** START Data rows **
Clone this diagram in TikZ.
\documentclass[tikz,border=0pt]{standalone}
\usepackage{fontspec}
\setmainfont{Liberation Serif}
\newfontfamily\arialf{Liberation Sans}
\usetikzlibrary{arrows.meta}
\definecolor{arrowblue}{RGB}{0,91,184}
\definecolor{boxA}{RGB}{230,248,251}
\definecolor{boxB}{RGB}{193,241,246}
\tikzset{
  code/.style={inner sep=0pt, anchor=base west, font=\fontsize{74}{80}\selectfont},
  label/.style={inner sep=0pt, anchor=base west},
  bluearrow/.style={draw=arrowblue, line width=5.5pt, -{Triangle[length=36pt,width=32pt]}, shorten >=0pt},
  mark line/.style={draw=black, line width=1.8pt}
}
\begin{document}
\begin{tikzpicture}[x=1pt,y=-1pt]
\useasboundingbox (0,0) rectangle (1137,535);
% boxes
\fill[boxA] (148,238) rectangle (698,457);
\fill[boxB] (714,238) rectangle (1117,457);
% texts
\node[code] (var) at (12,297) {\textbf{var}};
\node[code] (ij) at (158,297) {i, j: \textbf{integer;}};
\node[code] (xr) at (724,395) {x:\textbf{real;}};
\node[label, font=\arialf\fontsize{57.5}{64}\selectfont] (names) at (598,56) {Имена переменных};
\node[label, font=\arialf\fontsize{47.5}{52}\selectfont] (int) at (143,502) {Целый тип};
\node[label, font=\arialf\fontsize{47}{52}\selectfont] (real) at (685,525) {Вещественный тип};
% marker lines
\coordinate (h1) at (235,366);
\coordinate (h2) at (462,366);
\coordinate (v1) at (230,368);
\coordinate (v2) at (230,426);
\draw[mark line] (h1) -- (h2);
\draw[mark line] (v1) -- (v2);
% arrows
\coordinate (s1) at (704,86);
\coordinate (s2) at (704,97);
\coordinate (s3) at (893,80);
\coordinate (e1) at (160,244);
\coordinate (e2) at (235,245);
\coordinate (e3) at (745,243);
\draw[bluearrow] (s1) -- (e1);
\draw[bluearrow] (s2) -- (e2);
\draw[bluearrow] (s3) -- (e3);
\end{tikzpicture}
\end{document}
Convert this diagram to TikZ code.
** END Data rows **
[Short task] Scan the data above and copy every line with "diagram" in it.

[Problem solution]
Clone this diagram in TikZ.
Convert this diagram to TikZ code.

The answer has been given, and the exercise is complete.